Now, all of these quantities are interesting to think about and explore. At this point, I had the class focus on just one: 4a, the number of bases touched by the runner.
I ask them for “the story of the number of bases touched, in relation to time.”
Before they actually dive into this, we have to attend to precision a bit more: Is home plate a base? What are we assuming about what happens when the runner goes off-camera?
Once we clarify that, I ask – numerous times – for them to tell the person seated next to them: “what’s the story?” I ask for “as much detail as possible.”

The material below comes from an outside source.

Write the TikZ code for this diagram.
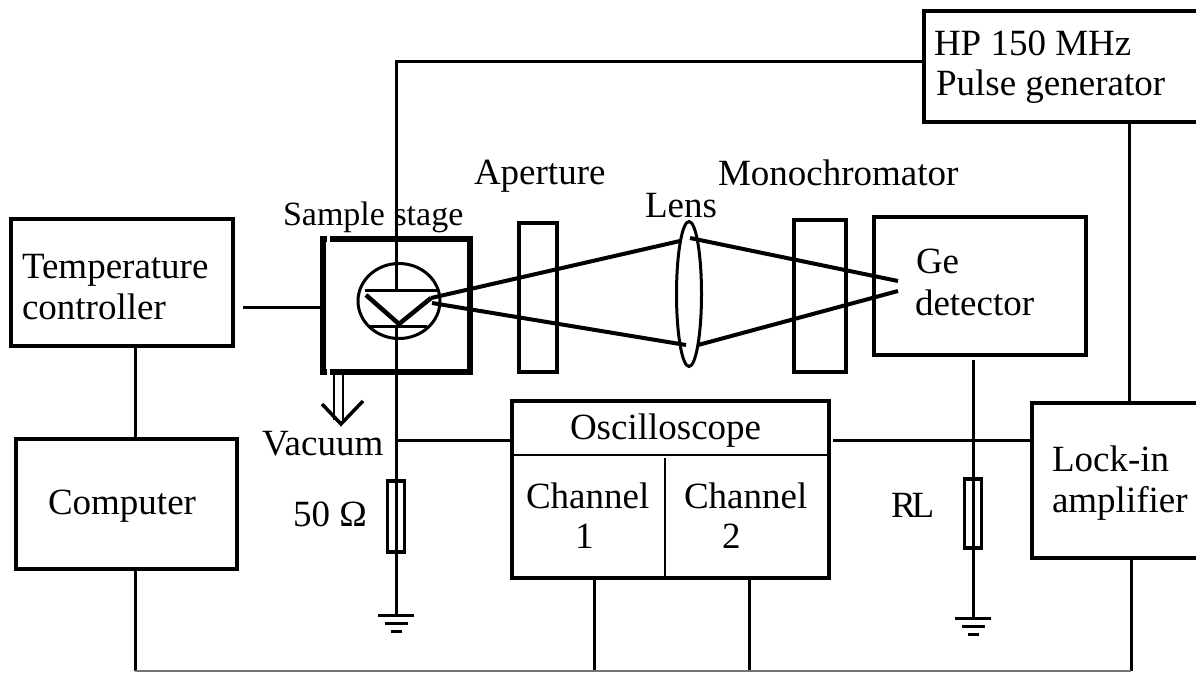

When we come back as a group, students start responding and though none of them were wrong really, I refused to be satisfied. “I want every detail possible. How many bases had I touched after 2 seconds? After 3 seconds? After 4 seconds? After 5 seconds? After 6 seconds? After 7 seconds? I want the full story. Leave no details out. What about 7 and a half seconds?” I’m sure this is frustrating. I basically asked them to do something that they didn’t have the tools to do. So…
“I’m going to give us a tool to tell this story in a little more detail.”
We are exactly 20 minutes into 9th grade math. Welcome.
This is the beginning of a unit called Graphing Stories, the brainchild of Dan Meyer. In the unit, students develop a conceptual understanding of functions by doing things like graphing changing quantities over time that they see in 15-second videos. I had taught Graphing Stories before, but without everything that you read in this post. It might seem odd to make an activity longer instead of cutting to the chase. Isn’t good teaching about getting more efficient? But Dan himself has advocated for additions like the ones I describe above, arguing that this pre-work is quite valuable. What did I buy with this 20 minutes? Students learned…
- what a quantity is.
- that quantities need units, which sometimes means we must choose between a few options.
- that being precise and clear helps people understand what you’re talking about.
- that people view the world differently, and your unique view of the world is valued.
- that many students will be contributing regularly to and driving the work we do in this class.
- that sometimes having a mathematical tool makes a task easier.
- that a graph is one way to tell a story.
As to the last point, I let Kurt Vonnegut convince them of that a few days later.